WHAT IS REQUIRED
Give every line of the data again, unchanged, but with no pictures.

AVAILABLE DATA
----------

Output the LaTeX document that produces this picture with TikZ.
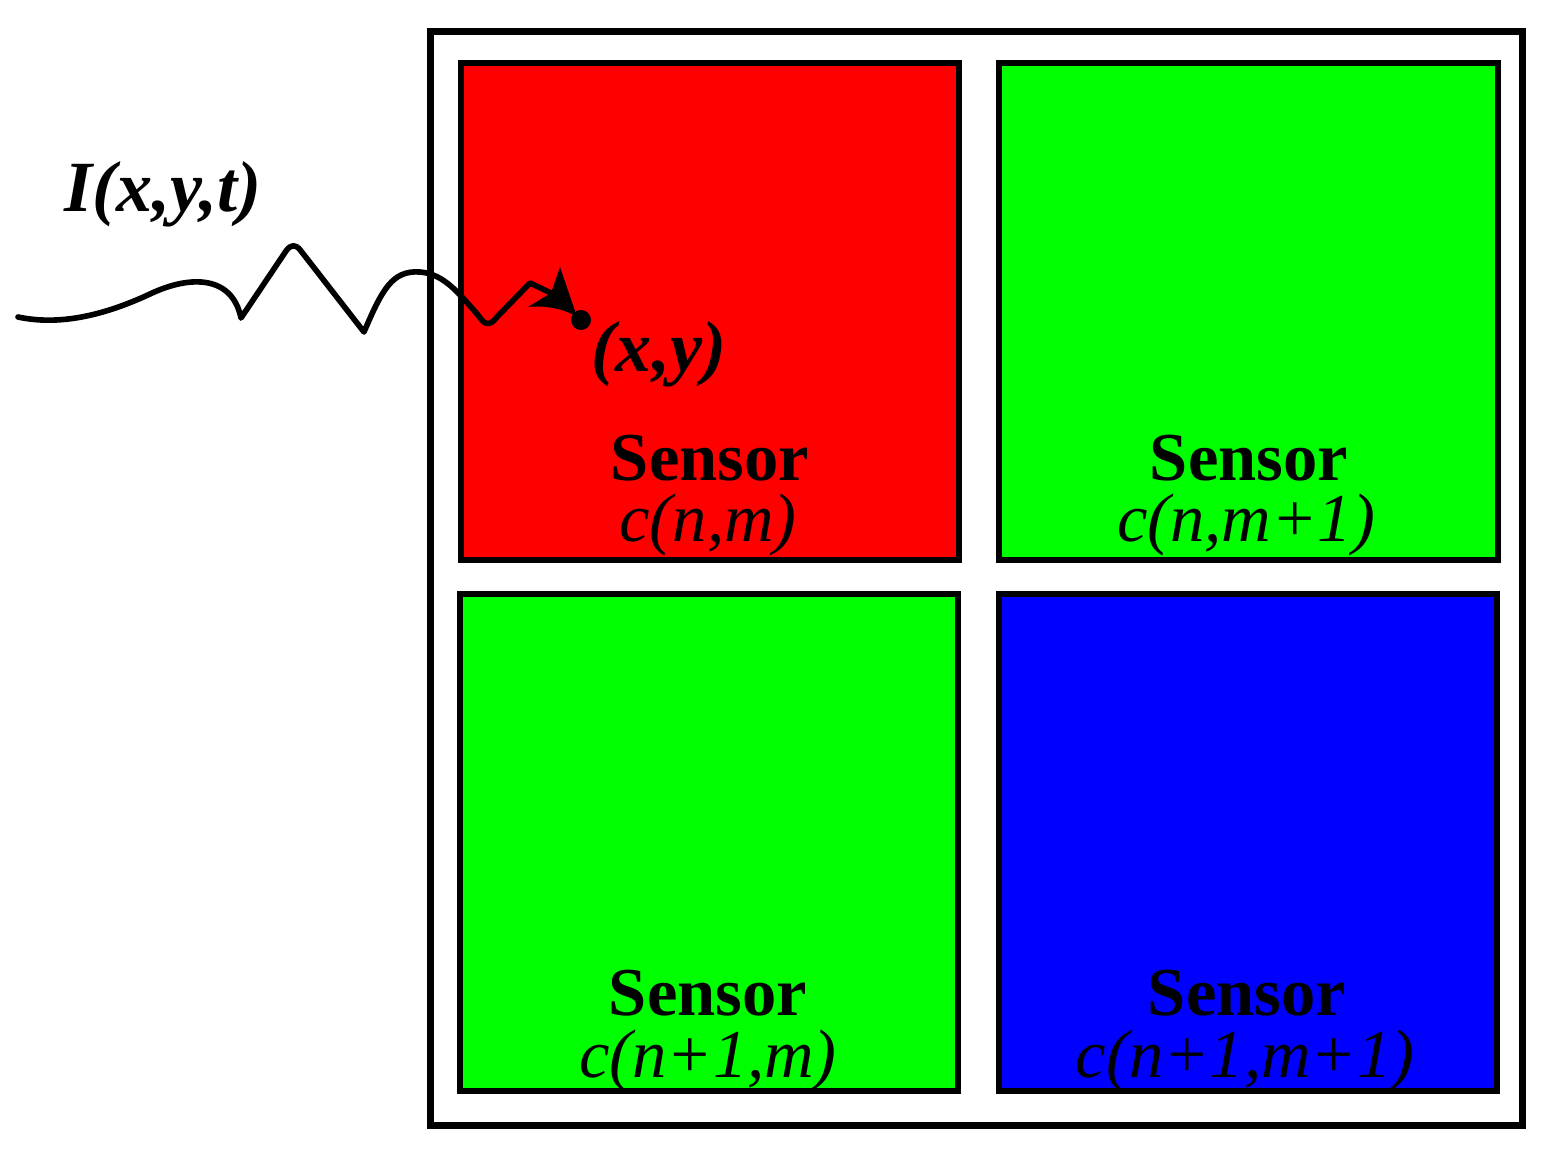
\documentclass[tikz,border=0pt]{standalone}
\usepackage{fontspec}
\setmainfont{Liberation Serif}
\definecolor{sred}{RGB}{255,0,0}
\definecolor{sgreen}{RGB}{0,255,0}
\definecolor{sblue}{RGB}{0,0,255}
\begin{document}
\begin{tikzpicture}[x=0.01cm,y=-0.01cm,
  frame/.style={draw=black, line width=2pt, inner sep=0pt, minimum width=10.91cm, minimum height=10.93cm},
  sensorbox/.style={draw=black, line width=1.7pt, inner sep=0pt, minimum width=4.98cm, minimum height=4.97cm},
  lbl/.style={font=\fontsize{19.5}{22}\selectfont\bfseries, anchor=base, inner sep=0pt},
  idx/.style={font=\fontsize{19.5}{22}\selectfont\itshape, anchor=base, inner sep=0pt},
  math/.style={font=\fontsize{20.5}{22}\selectfont\bfseries\itshape, anchor=base, inner sep=0pt},
  wave/.style={line width=1.6pt, line join=round, line cap=round}]
\useasboundingbox (0,0) rectangle (1555,1161);
% frame and sensors
\node[frame] (frame) at (976.5,578.5) {};
\node[sensorbox, fill=sred] (r) at (710,311.5) {};
\node[sensorbox, fill=sgreen] (g1) at (1248.5,311.5) {};
\node[sensorbox, fill=sgreen] (g2) at (709,842.5) {};
\node[sensorbox, fill=sblue] (b) at (1248,842.5) {};
% labels
\node[lbl] (s1) at (710,480) {Sensor};
\node[idx] (c1) at (708,541) {c(n,m)};
\node[lbl] (s2) at (1249,480) {Sensor};
\node[idx] (c2) at (1246,541) {c(n,m+1)};
\node[lbl] (s3) at (708,1015) {Sensor};
\node[idx] (c3) at (708,1077) {c(n+1,m)};
\node[lbl] (s4) at (1247,1015) {Sensor};
\node[idx] (c4) at (1245,1077) {c(n+1,m+1)};
\node[math] (I) at (163,212) {I(x,y,t)};
% point
\node[circle, fill=black, inner sep=0pt, minimum size=0.2cm] (pt) at (581,320) {};
\node[math] (xy) at (659,372) {(x,y)};
% wave
\coordinate (src) at (18,317);
\coordinate (notch) at (551,293);
\draw[wave] (src) .. controls (60,326) and (105,315) .. (150,294)
  .. controls (190,275) and (232,275) .. (241,318)
  -- (286,251) .. controls (291,244) and (296,244) .. (301,251)
  -- (364,332) .. controls (382,290) and (392,270) .. (420,272)
  .. controls (445,274) and (460,295) .. (478,315)
  .. controls (485,326) and (490,326) .. (497,317)
  -- (530,283) -- (notch);
\fill (577,317) -- (560,267) -- (notch) -- (528,307)
  .. controls (545,305) and (565,309) .. (577,317) -- cycle;
\end{tikzpicture}
\end{document}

----------

WORKED ANSWER
Output the LaTeX document that produces this picture with TikZ.
\documentclass[tikz,border=0pt]{standalone}
\usepackage{fontspec}
\setmainfont{Liberation Serif}
\definecolor{sred}{RGB}{255,0,0}
\definecolor{sgreen}{RGB}{0,255,0}
\definecolor{sblue}{RGB}{0,0,255}
\begin{document}
\begin{tikzpicture}[x=0.01cm,y=-0.01cm,
  frame/.style={draw=black, line width=2pt, inner sep=0pt, minimum width=10.91cm, minimum height=10.93cm},
  sensorbox/.style={draw=black, line width=1.7pt, inner sep=0pt, minimum width=4.98cm, minimum height=4.97cm},
  lbl/.style={font=\fontsize{19.5}{22}\selectfont\bfseries, anchor=base, inner sep=0pt},
  idx/.style={font=\fontsize{19.5}{22}\selectfont\itshape, anchor=base, inner sep=0pt},
  math/.style={font=\fontsize{20.5}{22}\selectfont\bfseries\itshape, anchor=base, inner sep=0pt},
  wave/.style={line width=1.6pt, line join=round, line cap=round}]
\useasboundingbox (0,0) rectangle (1555,1161);
% frame and sensors
\node[frame] (frame) at (976.5,578.5) {};
\node[sensorbox, fill=sred] (r) at (710,311.5) {};
\node[sensorbox, fill=sgreen] (g1) at (1248.5,311.5) {};
\node[sensorbox, fill=sgreen] (g2) at (709,842.5) {};
\node[sensorbox, fill=sblue] (b) at (1248,842.5) {};
% labels
\node[lbl] (s1) at (710,480) {Sensor};
\node[idx] (c1) at (708,541) {c(n,m)};
\node[lbl] (s2) at (1249,480) {Sensor};
\node[idx] (c2) at (1246,541) {c(n,m+1)};
\node[lbl] (s3) at (708,1015) {Sensor};
\node[idx] (c3) at (708,1077) {c(n+1,m)};
\node[lbl] (s4) at (1247,1015) {Sensor};
\node[idx] (c4) at (1245,1077) {c(n+1,m+1)};
\node[math] (I) at (163,212) {I(x,y,t)};
% point
\node[circle, fill=black, inner sep=0pt, minimum size=0.2cm] (pt) at (581,320) {};
\node[math] (xy) at (659,372) {(x,y)};
% wave
\coordinate (src) at (18,317);
\coordinate (notch) at (551,293);
\draw[wave] (src) .. controls (60,326) and (105,315) .. (150,294)
  .. controls (190,275) and (232,275) .. (241,318)
  -- (286,251) .. controls (291,244) and (296,244) .. (301,251)
  -- (364,332) .. controls (382,290) and (392,270) .. (420,272)
  .. controls (445,274) and (460,295) .. (478,315)
  .. controls (485,326) and (490,326) .. (497,317)
  -- (530,283) -- (notch);
\fill (577,317) -- (560,267) -- (notch) -- (528,307)
  .. controls (545,305) and (565,309) .. (577,317) -- cycle;
\end{tikzpicture}
\end{document}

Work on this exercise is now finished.